- [SUPPLIED DATA]:

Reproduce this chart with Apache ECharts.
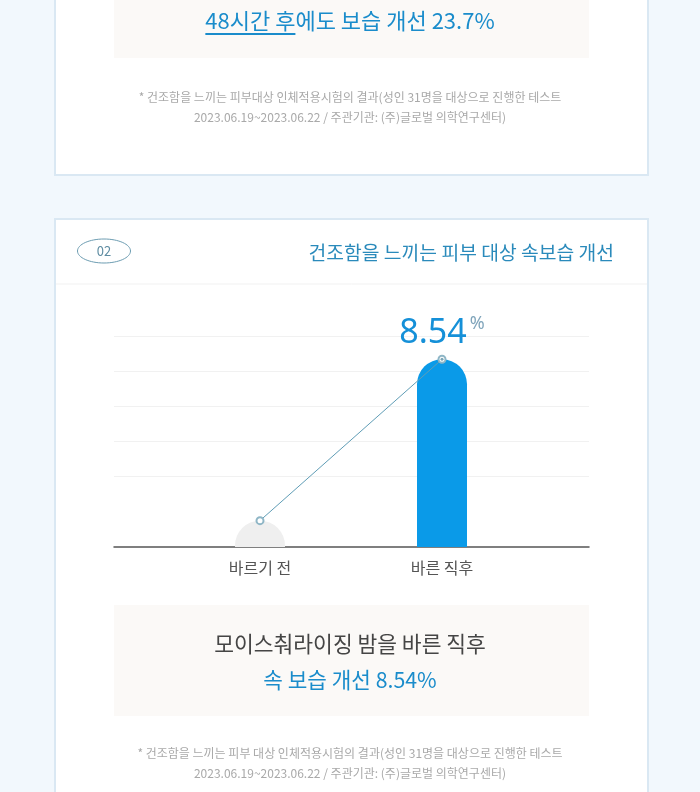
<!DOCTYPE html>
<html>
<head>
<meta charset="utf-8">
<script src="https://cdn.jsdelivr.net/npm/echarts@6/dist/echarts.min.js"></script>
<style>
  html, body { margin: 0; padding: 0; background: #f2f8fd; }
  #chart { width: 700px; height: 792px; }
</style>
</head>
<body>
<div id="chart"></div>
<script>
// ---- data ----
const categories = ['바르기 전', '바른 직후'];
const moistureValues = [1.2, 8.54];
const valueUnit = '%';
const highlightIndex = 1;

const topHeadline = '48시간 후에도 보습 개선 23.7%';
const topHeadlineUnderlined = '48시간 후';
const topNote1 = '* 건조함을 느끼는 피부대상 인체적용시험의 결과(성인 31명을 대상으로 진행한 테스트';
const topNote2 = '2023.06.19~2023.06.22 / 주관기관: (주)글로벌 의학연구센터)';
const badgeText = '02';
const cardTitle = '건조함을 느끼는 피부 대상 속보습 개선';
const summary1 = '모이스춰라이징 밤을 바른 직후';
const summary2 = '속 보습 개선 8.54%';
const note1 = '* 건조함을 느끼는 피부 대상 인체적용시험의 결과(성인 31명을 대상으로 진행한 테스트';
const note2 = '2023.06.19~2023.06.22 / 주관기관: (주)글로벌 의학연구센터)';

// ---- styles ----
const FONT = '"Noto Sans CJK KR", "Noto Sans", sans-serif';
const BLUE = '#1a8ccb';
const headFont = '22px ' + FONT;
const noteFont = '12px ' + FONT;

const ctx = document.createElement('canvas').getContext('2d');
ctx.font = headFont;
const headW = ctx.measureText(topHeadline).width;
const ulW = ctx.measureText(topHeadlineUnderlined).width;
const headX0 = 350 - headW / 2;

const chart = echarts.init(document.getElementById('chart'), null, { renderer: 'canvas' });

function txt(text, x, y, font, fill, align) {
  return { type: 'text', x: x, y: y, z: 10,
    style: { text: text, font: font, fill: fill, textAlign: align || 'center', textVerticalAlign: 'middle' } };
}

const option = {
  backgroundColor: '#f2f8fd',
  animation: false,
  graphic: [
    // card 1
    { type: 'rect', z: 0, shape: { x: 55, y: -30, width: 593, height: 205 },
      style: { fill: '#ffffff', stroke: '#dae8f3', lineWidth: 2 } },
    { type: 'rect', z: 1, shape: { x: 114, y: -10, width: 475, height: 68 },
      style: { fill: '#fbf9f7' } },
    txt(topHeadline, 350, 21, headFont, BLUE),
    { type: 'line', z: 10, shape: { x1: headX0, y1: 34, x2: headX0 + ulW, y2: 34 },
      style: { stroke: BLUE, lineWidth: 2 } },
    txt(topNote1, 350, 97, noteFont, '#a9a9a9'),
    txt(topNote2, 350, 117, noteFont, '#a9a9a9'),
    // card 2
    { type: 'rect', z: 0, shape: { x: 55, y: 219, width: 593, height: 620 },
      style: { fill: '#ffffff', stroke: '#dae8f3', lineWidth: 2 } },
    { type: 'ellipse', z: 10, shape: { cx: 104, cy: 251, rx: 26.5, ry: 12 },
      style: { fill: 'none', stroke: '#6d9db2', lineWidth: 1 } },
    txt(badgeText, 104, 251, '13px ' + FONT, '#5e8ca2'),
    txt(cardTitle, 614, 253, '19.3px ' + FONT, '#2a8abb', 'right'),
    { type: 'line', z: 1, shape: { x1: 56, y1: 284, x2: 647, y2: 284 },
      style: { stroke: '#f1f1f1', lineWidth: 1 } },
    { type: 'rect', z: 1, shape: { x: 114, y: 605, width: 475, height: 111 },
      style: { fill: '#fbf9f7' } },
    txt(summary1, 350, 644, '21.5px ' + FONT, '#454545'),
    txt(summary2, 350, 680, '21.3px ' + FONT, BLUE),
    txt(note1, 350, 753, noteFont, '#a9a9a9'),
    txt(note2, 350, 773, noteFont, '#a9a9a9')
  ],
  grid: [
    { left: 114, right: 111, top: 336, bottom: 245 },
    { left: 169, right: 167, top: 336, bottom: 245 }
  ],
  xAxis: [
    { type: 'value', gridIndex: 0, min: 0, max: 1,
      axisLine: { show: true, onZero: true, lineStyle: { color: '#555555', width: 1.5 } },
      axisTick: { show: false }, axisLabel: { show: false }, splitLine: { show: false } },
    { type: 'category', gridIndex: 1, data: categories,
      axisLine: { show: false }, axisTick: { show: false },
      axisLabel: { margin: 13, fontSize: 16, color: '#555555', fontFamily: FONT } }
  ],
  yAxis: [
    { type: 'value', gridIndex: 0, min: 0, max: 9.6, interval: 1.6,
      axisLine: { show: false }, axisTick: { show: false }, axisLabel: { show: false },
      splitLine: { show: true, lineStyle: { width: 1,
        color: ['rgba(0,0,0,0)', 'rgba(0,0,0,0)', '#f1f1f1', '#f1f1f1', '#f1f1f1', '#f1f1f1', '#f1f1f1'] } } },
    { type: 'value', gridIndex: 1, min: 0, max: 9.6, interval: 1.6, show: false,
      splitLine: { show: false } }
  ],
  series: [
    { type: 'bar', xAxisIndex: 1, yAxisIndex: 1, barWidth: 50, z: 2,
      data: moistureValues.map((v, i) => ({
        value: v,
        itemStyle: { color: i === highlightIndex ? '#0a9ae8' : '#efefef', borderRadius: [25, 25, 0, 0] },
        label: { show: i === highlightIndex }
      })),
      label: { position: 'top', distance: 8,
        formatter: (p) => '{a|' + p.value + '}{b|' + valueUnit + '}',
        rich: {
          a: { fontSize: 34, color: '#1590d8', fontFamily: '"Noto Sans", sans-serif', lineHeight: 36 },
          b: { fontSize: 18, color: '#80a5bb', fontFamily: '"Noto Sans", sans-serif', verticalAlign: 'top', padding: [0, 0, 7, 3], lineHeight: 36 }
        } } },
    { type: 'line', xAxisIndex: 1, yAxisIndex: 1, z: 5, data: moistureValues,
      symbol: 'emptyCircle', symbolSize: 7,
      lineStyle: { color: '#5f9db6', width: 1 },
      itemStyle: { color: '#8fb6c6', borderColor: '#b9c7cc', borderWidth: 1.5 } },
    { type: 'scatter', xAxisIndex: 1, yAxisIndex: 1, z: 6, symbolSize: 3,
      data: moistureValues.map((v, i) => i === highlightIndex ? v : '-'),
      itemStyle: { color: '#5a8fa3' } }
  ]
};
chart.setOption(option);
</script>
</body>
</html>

- [EXERCISE GOAL]: Write out the full listing verbatim, excluding its pictures.

- [TASK OUTPUT]:
Reproduce this chart with Apache ECharts.
<!DOCTYPE html>
<html>
<head>
<meta charset="utf-8">
<script src="https://cdn.jsdelivr.net/npm/echarts@6/dist/echarts.min.js"></script>
<style>
  html, body { margin: 0; padding: 0; background: #f2f8fd; }
  #chart { width: 700px; height: 792px; }
</style>
</head>
<body>
<div id="chart"></div>
<script>
// ---- data ----
const categories = ['바르기 전', '바른 직후'];
const moistureValues = [1.2, 8.54];
const valueUnit = '%';
const highlightIndex = 1;

const topHeadline = '48시간 후에도 보습 개선 23.7%';
const topHeadlineUnderlined = '48시간 후';
const topNote1 = '* 건조함을 느끼는 피부대상 인체적용시험의 결과(성인 31명을 대상으로 진행한 테스트';
const topNote2 = '2023.06.19~2023.06.22 / 주관기관: (주)글로벌 의학연구센터)';
const badgeText = '02';
const cardTitle = '건조함을 느끼는 피부 대상 속보습 개선';
const summary1 = '모이스춰라이징 밤을 바른 직후';
const summary2 = '속 보습 개선 8.54%';
const note1 = '* 건조함을 느끼는 피부 대상 인체적용시험의 결과(성인 31명을 대상으로 진행한 테스트';
const note2 = '2023.06.19~2023.06.22 / 주관기관: (주)글로벌 의학연구센터)';

// ---- styles ----
const FONT = '"Noto Sans CJK KR", "Noto Sans", sans-serif';
const BLUE = '#1a8ccb';
const headFont = '22px ' + FONT;
const noteFont = '12px ' + FONT;

const ctx = document.createElement('canvas').getContext('2d');
ctx.font = headFont;
const headW = ctx.measureText(topHeadline).width;
const ulW = ctx.measureText(topHeadlineUnderlined).width;
const headX0 = 350 - headW / 2;

const chart = echarts.init(document.getElementById('chart'), null, { renderer: 'canvas' });

function txt(text, x, y, font, fill, align) {
  return { type: 'text', x: x, y: y, z: 10,
    style: { text: text, font: font, fill: fill, textAlign: align || 'center', textVerticalAlign: 'middle' } };
}

const option = {
  backgroundColor: '#f2f8fd',
  animation: false,
  graphic: [
    // card 1
    { type: 'rect', z: 0, shape: { x: 55, y: -30, width: 593, height: 205 },
      style: { fill: '#ffffff', stroke: '#dae8f3', lineWidth: 2 } },
    { type: 'rect', z: 1, shape: { x: 114, y: -10, width: 475, height: 68 },
      style: { fill: '#fbf9f7' } },
    txt(topHeadline, 350, 21, headFont, BLUE),
    { type: 'line', z: 10, shape: { x1: headX0, y1: 34, x2: headX0 + ulW, y2: 34 },
      style: { stroke: BLUE, lineWidth: 2 } },
    txt(topNote1, 350, 97, noteFont, '#a9a9a9'),
    txt(topNote2, 350, 117, noteFont, '#a9a9a9'),
    // card 2
    { type: 'rect', z: 0, shape: { x: 55, y: 219, width: 593, height: 620 },
      style: { fill: '#ffffff', stroke: '#dae8f3', lineWidth: 2 } },
    { type: 'ellipse', z: 10, shape: { cx: 104, cy: 251, rx: 26.5, ry: 12 },
      style: { fill: 'none', stroke: '#6d9db2', lineWidth: 1 } },
    txt(badgeText, 104, 251, '13px ' + FONT, '#5e8ca2'),
    txt(cardTitle, 614, 253, '19.3px ' + FONT, '#2a8abb', 'right'),
    { type: 'line', z: 1, shape: { x1: 56, y1: 284, x2: 647, y2: 284 },
      style: { stroke: '#f1f1f1', lineWidth: 1 } },
    { type: 'rect', z: 1, shape: { x: 114, y: 605, width: 475, height: 111 },
      style: { fill: '#fbf9f7' } },
    txt(summary1, 350, 644, '21.5px ' + FONT, '#454545'),
    txt(summary2, 350, 680, '21.3px ' + FONT, BLUE),
    txt(note1, 350, 753, noteFont, '#a9a9a9'),
    txt(note2, 350, 773, noteFont, '#a9a9a9')
  ],
  grid: [
    { left: 114, right: 111, top: 336, bottom: 245 },
    { left: 169, right: 167, top: 336, bottom: 245 }
  ],
  xAxis: [
    { type: 'value', gridIndex: 0, min: 0, max: 1,
      axisLine: { show: true, onZero: true, lineStyle: { color: '#555555', width: 1.5 } },
      axisTick: { show: false }, axisLabel: { show: false }, splitLine: { show: false } },
    { type: 'category', gridIndex: 1, data: categories,
      axisLine: { show: false }, axisTick: { show: false },
      axisLabel: { margin: 13, fontSize: 16, color: '#555555', fontFamily: FONT } }
  ],
  yAxis: [
    { type: 'value', gridIndex: 0, min: 0, max: 9.6, interval: 1.6,
      axisLine: { show: false }, axisTick: { show: false }, axisLabel: { show: false },
      splitLine: { show: true, lineStyle: { width: 1,
        color: ['rgba(0,0,0,0)', 'rgba(0,0,0,0)', '#f1f1f1', '#f1f1f1', '#f1f1f1', '#f1f1f1', '#f1f1f1'] } } },
    { type: 'value', gridIndex: 1, min: 0, max: 9.6, interval: 1.6, show: false,
      splitLine: { show: false } }
  ],
  series: [
    { type: 'bar', xAxisIndex: 1, yAxisIndex: 1, barWidth: 50, z: 2,
      data: moistureValues.map((v, i) => ({
        value: v,
        itemStyle: { color: i === highlightIndex ? '#0a9ae8' : '#efefef', borderRadius: [25, 25, 0, 0] },
        label: { show: i === highlightIndex }
      })),
      label: { position: 'top', distance: 8,
        formatter: (p) => '{a|' + p.value + '}{b|' + valueUnit + '}',
        rich: {
          a: { fontSize: 34, color: '#1590d8', fontFamily: '"Noto Sans", sans-serif', lineHeight: 36 },
          b: { fontSize: 18, color: '#80a5bb', fontFamily: '"Noto Sans", sans-serif', verticalAlign: 'top', padding: [0, 0, 7, 3], lineHeight: 36 }
        } } },
    { type: 'line', xAxisIndex: 1, yAxisIndex: 1, z: 5, data: moistureValues,
      symbol: 'emptyCircle', symbolSize: 7,
      lineStyle: { color: '#5f9db6', width: 1 },
      itemStyle: { color: '#8fb6c6', borderColor: '#b9c7cc', borderWidth: 1.5 } },
    { type: 'scatter', xAxisIndex: 1, yAxisIndex: 1, z: 6, symbolSize: 3,
      data: moistureValues.map((v, i) => i === highlightIndex ? v : '-'),
      itemStyle: { color: '#5a8fa3' } }
  ]
};
chart.setOption(option);
</script>
</body>
</html>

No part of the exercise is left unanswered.